Wednesday, August 29, 2007

Another Macro


OK, I admit it. I have a fascination with getting up close to things. Macro (or micro if you're using Nikkor) is one of my favorite areas of photography.

Perhaps it's because of the way macro photography allows you cut the clutter of the rest of the world, allowing you get more intimate with your subject. Or something like that.

Or, maybe it has more to do with the way the close-up image can render the world. Sometimes things are in focus, sometimes out of focus, it's all possible... depending on the effect you're after.

Todays image is rather flat. I've tried to tease a little depth into it--for all the good it did. Still, I'm pretty happy with it. The colors are relaxing and the composition, though rather standard, is engaging enough for me to decide it's worth sharing.

Now, about that up-and-coming trip to the Canyonlands. Details are finally finalized. Getting all the backcountry reservations we wanted (well, most of them anyway) proved to be a ongoing lesson in why you should reserve sites really early if you want to do things right!

We wound up only getting one night along the White Rim road, a 4wd track that makes a 100 mile loop around the Islands in the Sky section of the park. If we had managed a site closer to the middle of the track it would not be as big a deal, but we got one of the only ones available and it happens to be a scant 25 miles in. Even the Rangers I have spoken with did not care to speculate on how many hours it might take to traverse the 75 miles of road we'll be obliged to travel in one day. Evidently there are just too many variables to estimate the time with any degree of accuracy. I translate this to mean, "Get up early and drive--see how far you get by noon--drive faster if you must."

Luckily, though, the second leg of our trip in the Needles section of the park is looking far more laid back. We have the same site reserved for two nights in a row, and the only pressures we should have are what to cook for supper and where to hike.

Should be a lot of fun. I hope to get a few nice pics. Something other than macros.

1 comment:

Ted said...

Visiting your site is much like opening an elegant magazine. I look forward to it. It's particularly engaging when I find a stunning graphic which is then thought through in engaging ways. But the addition of an unrelated essay is what turns a routine format into something a whole bunch more complex.

As a city guy, it's tough to imagine what propels folks to go tens of miles down a primitive road. Nor to identify with the joy of sleeping on the ground way away from air conditioning, plump beds, and room service. When I get away, I want to shift any element of work to someone else. I want to enter a womb with a view where this creature is comforted.

But just as it's intriguing to visit other civilizations and cultures vicariously, it's challenging to delve the minds of friends who rough their time off to commne with creatures who I pay an exterminator to keep away.... I have buddies just like you who have spent a lifetime hiking the Applachian Trail in bits throughout the seasons. Others who climb rocks that I call mountains, and yet others who think Iron Man contests are for pansies.

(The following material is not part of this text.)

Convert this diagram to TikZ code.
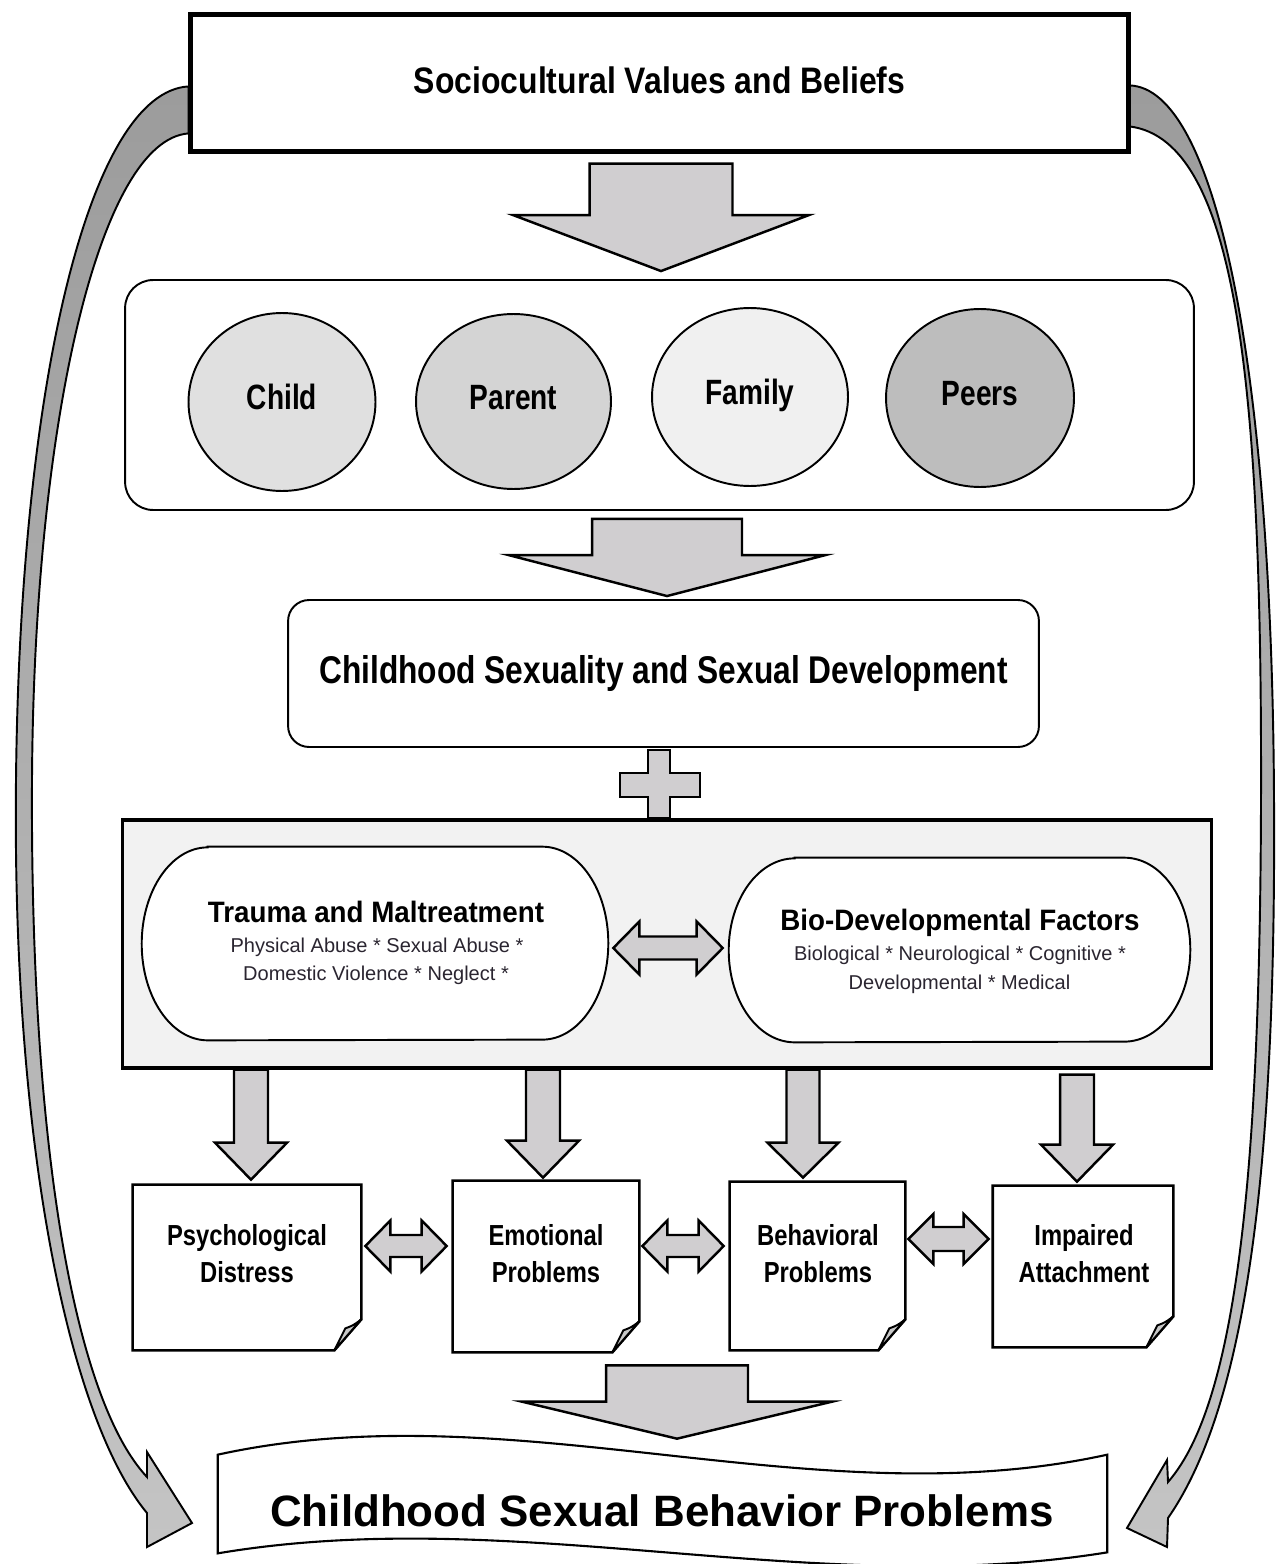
\documentclass[tikz,border=0pt]{standalone}
\usepackage{fontspec}
\setmainfont{Liberation Sans}
\newfontfamily\fTitle[FakeStretch=0.865]{Liberation Sans}
\newfontfamily\fCirc[FakeStretch=0.80]{Liberation Sans}
\newfontfamily\fDev[FakeStretch=0.82]{Liberation Sans}
\newfontfamily\fPill[FakeStretch=0.94]{Liberation Sans}
\newfontfamily\fDoc[FakeStretch=0.82]{Liberation Sans}
\usetikzlibrary{shapes.geometric,calc}
\definecolor{arrowgray}{HTML}{D0CED0}
\definecolor{sidetop}{HTML}{9C9C9C}
\definecolor{sidebot}{HTML}{C4C4C4}
\definecolor{cChild}{HTML}{E0E0E0}
\definecolor{cParent}{HTML}{D4D4D4}
\definecolor{cFamily}{HTML}{F0F0F0}
\definecolor{cPeers}{HTML}{BDBDBD}
\definecolor{panel}{HTML}{F2F2F2}
\definecolor{flapgray}{HTML}{C8C8C8}
\definecolor{subtext}{HTML}{2A2530}
\def\PX{0.569055pt}
% block arrow pointing down: #1 start (y used), #2 tip, #3 shaft half width, #4 head half width, #5 head length (px)
\newcommand\blkdown[5]{%
  \draw[blk] let \p1=#1, \p2=#2 in
   (\x2-#3*\PX,\y1) -- (\x2+#3*\PX,\y1) -- (\x2+#3*\PX,\y2+#5*\PX) -- (\x2+#4*\PX,\y2+#5*\PX)
   -- (\x2,\y2) -- (\x2-#4*\PX,\y2+#5*\PX) -- (\x2-#3*\PX,\y2+#5*\PX) -- cycle;}
% double block arrow: #1 left tip, #2 right tip (x used), #3 shaft hw, #4 head hw, #5 head length
\newcommand\blkdbl[5]{%
  \draw[blk] let \p1=#1, \p2=#2 in
   (\x1,\y1) -- (\x1+#5*\PX,\y1+#4*\PX) -- (\x1+#5*\PX,\y1+#3*\PX) -- (\x2-#5*\PX,\y1+#3*\PX)
   -- (\x2-#5*\PX,\y1+#4*\PX) -- (\x2,\y1) -- (\x2-#5*\PX,\y1-#4*\PX) -- (\x2-#5*\PX,\y1-#3*\PX)
   -- (\x1+#5*\PX,\y1-#3*\PX) -- (\x1+#5*\PX,\y1-#4*\PX) -- cycle;}
% document shape with folded corner
\newcommand\docshape[1]{%
  \draw[docline] (#1.north west) -- (#1.north east) -- ($(#1.south east)+(0,-31)$)
    -- ($(#1.south east)+(-27,0)$) -- (#1.south west) -- cycle;
  \draw[flap] ($(#1.south east)+(0,-31)$) .. controls ($(#1.south east)+(-8,-25)$) .. ($(#1.south east)+(-16,-22)$)
    -- ($(#1.south east)+(-27,0)$) -- cycle;}
% pill with elliptical ends
\newcommand\pillshape[3]{%
  \draw[pill] ($(#1.north west)+(66,0)$) -- ($(#1.north east)+(-66,0)$)
    arc[start angle=90,end angle=-90,x radius=1.32cm,y radius=#2]
    -- ($(#1.south west)+(66,0)$)
    arc[start angle=270,end angle=90,x radius=1.32cm,y radius=#2] -- cycle;}
\tikzset{
  box/.style={draw, line width=1.8pt, fill=white, inner sep=0pt},
  grp/.style={draw, line width=1.1pt, rounded corners=0.56cm, fill=white, inner sep=0pt},
  devbox/.style={draw, line width=1.1pt, rounded corners=0.42cm, fill=white, inner sep=0pt,
    font={\fDev\bfseries\fontsize{22pt}{26pt}\selectfont}},
  circ/.style={ellipse, draw, line width=1.1pt, inner sep=0pt, text height=14pt, text depth=5.2pt,
    font={\fCirc\bfseries\fontsize{20pt}{24pt}\selectfont}},
  blk/.style={draw, line width=1.4pt, fill=arrowgray, line join=miter},
  sidearrow/.style={draw, line width=1.1pt, top color=sidetop, bottom color=sidebot},
  panelbox/.style={draw, line width=1.8pt, fill=panel, inner sep=0pt},
  slot/.style={draw=none, inner sep=0pt},
  pill/.style={draw, line width=1.1pt, fill=white},
  pilltitle/.style={anchor=base, inner sep=0pt, font={\fPill\bfseries\fontsize{16.8pt}{20pt}\selectfont}},
  pillsub/.style={anchor=base, inner sep=0pt, text=subtext, font={\fontsize{11.4pt}{14pt}\selectfont}},
  docline/.style={draw, line width=1.5pt, fill=white, line join=miter},
  flap/.style={draw, line width=1.1pt, fill=flapgray, line join=round},
  doctext/.style={align=center, inner sep=0pt, font={\fDoc\bfseries\fontsize{16.5pt}{21pt}\selectfont}},
  wave/.style={draw, line width=1.2pt, fill=white},
  plusshape/.style={draw, line width=1.6pt, fill=arrowgray, line join=miter}
}
\begin{document}
\begin{tikzpicture}[x=0.02cm,y=-0.02cm]
\useasboundingbox[fill=white] (0,0) rectangle (1279,1564);

% top box
\node[box, minimum width=18.74cm, minimum height=2.72cm, text depth=3.4pt,
  font={\fTitle\bfseries\fontsize{21pt}{25pt}\selectfont}] (top) at (659.5,83) {Sociocultural Values and Beliefs};

% curved side arrows
\path[sidearrow] ($(top.north west)+(-1,73)$) .. controls (90,92) and (20,380) .. (16,780)
  .. controls (12,1150) and (70,1420) .. (147,1513)
  -- (147,1547) -- (192,1523) -- (147,1452) -- (147,1477)
  .. controls (75,1400) and (30,1150) .. (32,780)
  .. controls (34,420) and (100,140) .. ($(top.north west)+(-1,120)$) -- cycle;
\path[sidearrow] ($(top.north east)+(0,72)$) .. controls (1215,88) and (1272,360) .. (1274,800)
  .. controls (1276,1150) and (1250,1400) .. (1168,1518)
  -- (1167,1547) -- (1127,1528) -- (1167,1460) -- (1168,1482)
  .. controls (1240,1400) and (1260,1150) .. (1261,800)
  .. controls (1262,400) and (1240,140) .. ($(top.north east)+(0,113)$) -- cycle;
\draw[line width=1.8pt] (top.north west) rectangle (top.south east);

% group of circles
\node[grp, minimum width=21.38cm, minimum height=4.6cm] (group) at (659.5,395) {};
\node[circ, fill=cChild,  minimum width=3.74cm, minimum height=3.56cm] (child)  at (282,402)   {Child};
\node[circ, fill=cParent, minimum width=3.90cm, minimum height=3.50cm] (parent) at (513.5,401.5) {Parent};
\node[circ, fill=cFamily, minimum width=3.92cm, minimum height=3.56cm] (family) at (750,397)   {Family};
\node[circ, fill=cPeers,  minimum width=3.76cm, minimum height=3.56cm] (peers)  at (980,398)   {Peers};

\blkdown{($(top.south)+(0,11)$)}{($(group.north)+(1.5,-8)$)}{71.5}{148}{56}

% development box
\node[devbox, minimum width=15.02cm, minimum height=2.94cm] (dev) at (663.5,673.5) {Childhood Sexuality and Sexual Development};
\blkdown{($(group.south)+(0,8)$)}{($(dev.north)+(3.5,-3)$)}{75}{158.5}{41}

% plus sign
\draw[plusshape] (648,750) -- (670,750) -- (670,773) -- (700,773) -- (700,797) -- (670,797)
  -- (670,818) -- (648,818) -- (648,797) -- (620,797) -- (620,773) -- (648,773) -- cycle;

% grey panel with two pills
\node[panelbox, minimum width=21.8cm, minimum height=4.96cm] (gray) at (667,944) {};
\node[slot, minimum width=9.32cm, minimum height=3.86cm] (trauma) at (375,943.5) {};
\pillshape{trauma}{1.93cm}{}
\node[slot, minimum width=9.22cm, minimum height=3.68cm] (bio) at (959.5,950) {};
\pillshape{bio}{1.84cm}{}
\node[pilltitle] (trT1) at (376,922) {Trauma and Maltreatment};
\node[pillsub] (trT2) at (377,952) {Physical Abuse * Sexual Abuse *};
\node[pillsub] (trT3) at (376,980) {Domestic Violence * Neglect *};
\node[pilltitle] (bioT1) at (960,930) {Bio-Developmental Factors};
\node[pillsub] (bioT2) at (960,960) {Biological * Neurological * Cognitive *};
\node[pillsub] (bioT3) at (959.5,989) {Developmental * Medical};
\blkdbl{($(trauma.east)+(5,4.5)$)}{($(bio.west)+(-6,-2)$)}{11.5}{26.5}{26}

% document boxes
\node[slot, minimum width=4.56cm, minimum height=3.30cm] (psych) at (247,1267.5) {};
\node[slot, minimum width=3.72cm, minimum height=3.42cm] (emot)  at (546,1266.5) {};
\node[slot, minimum width=3.50cm, minimum height=3.36cm] (behav) at (817.5,1266) {};
\node[slot, minimum width=3.60cm, minimum height=3.22cm] (imp)   at (1083,1266.5) {};
\docshape{psych}
\docshape{emot}
\docshape{behav}
\docshape{imp}
\node[doctext] (psychT) at (247,1254) {Psychological\\Distress};
\node[doctext] (emotT)  at (546,1254) {Emotional\\Problems};
\node[doctext] (behavT) at (818,1254) {Behavioral\\Problems};
\node[doctext] (impT)   at (1084,1254) {Impaired\\Attachment};

\blkdown{(gray.south)}{($(psych.north)+(4,-5)$)}{17}{36}{37}
\blkdown{(gray.south)}{($(emot.north)+(-3,-3)$)}{17}{36}{37}
\blkdown{(gray.south)}{($(behav.north)+(-14.5,-4)$)}{16.5}{35.5}{35}
\blkdown{($(gray.south)+(0,5)$)}{($(imp.north)+(-6,-4)$)}{17}{36}{37}

\blkdbl{($(psych.east)+(4,-21.5)$)}{($(emot.west)+(-6,0)$)}{11}{25.5}{25}
\blkdbl{($(emot.east)+(3,-20.5)$)}{($(behav.west)+(-6,0)$)}{11}{25.5}{25}
\blkdbl{($(behav.east)+(3,-27)$)}{($(imp.west)+(-4,0)$)}{12}{25}{25}

% outcome box
\node[slot, minimum width=17.78cm, minimum height=1.96cm] (outcome) at (662.5,1504) {};
\draw[wave] (outcome.north west) .. controls ($(outcome.north west)+(296,-65)$) and ($(outcome.north east)+(-296,65)$) .. (outcome.north east)
  -- ($(outcome.south east)+(0,-1)$) .. controls ($(outcome.south east)+(-296,47)$) and ($(outcome.south west)+(296,-50)$) .. (outcome.south west) -- cycle;
\node[inner sep=0pt, font={\bfseries\fontsize{25pt}{30pt}\selectfont}] (outcomeT) at (662,1511) {Childhood Sexual Behavior Problems};
\blkdown{($(emot.south)+(0,13)$)}{($(outcome.north)+(14.5,-16)$)}{71}{155}{37}
\end{tikzpicture}
\end{document}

Meantime we shall go to Italy next month and spend time in restaurants, pubs, museums and trails among ancient ruins which have had the human effort engineered out of them. I have a feeling you'd not find that a vacation. Hmmmm....

BTW... once again you have found the artistry in the artifacts of craftspeople in this posting. Someone... someones... designed those molds so that the hardware could be poured to allow someone(s) else to carefully mount them on that doorway. Do you think that communicating with all of us around the world through a site like this could ever have passed through their minds? How many mundane, or serious actions that we take in a day will communicate something as its remains tunnel through time?

Nice work Michael... once again I shall come away from this elegant magazine.... wondering.